Surface roughness, often abbreviated as Ra, is a measure of the finely spaced micro-irregularities on a material's surface. In mechanical engineering and manufacturing, controlling surface finish is critical for ensuring that parts fit together correctly, reduce friction, and resist wear over time. This calculator uses the theoretical formula for turning operations to estimate the arithmetic mean roughness based on cutting parameters.

How to Use the Surface Roughness Calculator

To calculate the theoretical surface roughness (Ra), you need two primary inputs from your machining setup:

• Feed Rate (f): This is the distance the tool moves along the workpiece per revolution, measured in millimeters per revolution (mm/rev).
• Nose Radius (r): This is the radius of the cutting tip of the tool, measured in millimeters (mm).

The calculator applies the formula Ra ≈ (f² / (32 × r)) × 1000 to provide a result in micrometers (µm). A larger tool nose radius or a smaller feed rate generally results in a smoother surface finish.

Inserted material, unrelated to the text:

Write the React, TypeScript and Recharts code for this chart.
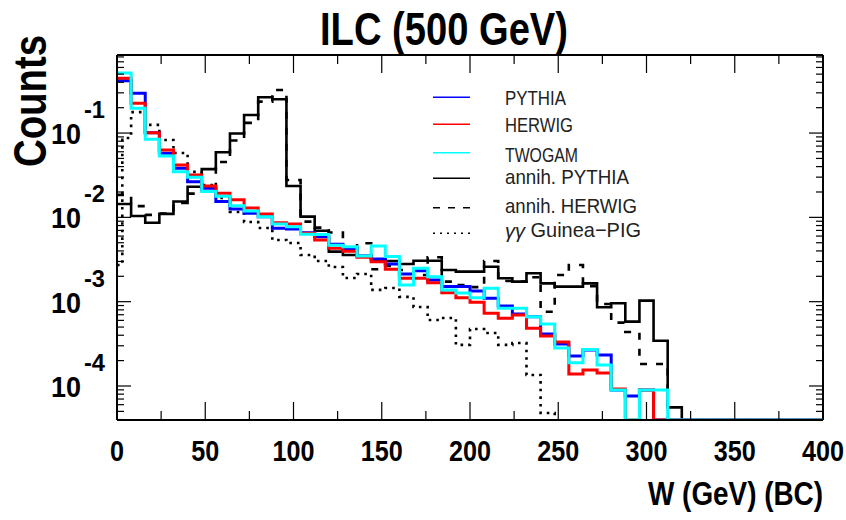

Why Surface Roughness Matters

Surface finish affects more than just aesthetics. In high-precision industries like aerospace or automotive manufacturing, the roughness of a component determines its fatigue strength, lubricant retention, and sealing capabilities. While the theoretical Ra provides a baseline, real-world factors like tool wear, material vibrations (chatter), and cutting speed also play significant roles in the final measured roughness.

Frequently Asked Questions

What is the difference between Ra and Rz? Ra is the arithmetic average of all profile peaks and valleys, while Rz is the average distance between the highest peak and lowest valley over several sampling lengths. Ra is the most commonly used parameter globally.

Can cutting fluid improve roughness? Yes, cutting fluids reduce friction and heat, which helps prevent built-up edges on the tool, leading to a much cleaner and smoother surface finish than dry machining.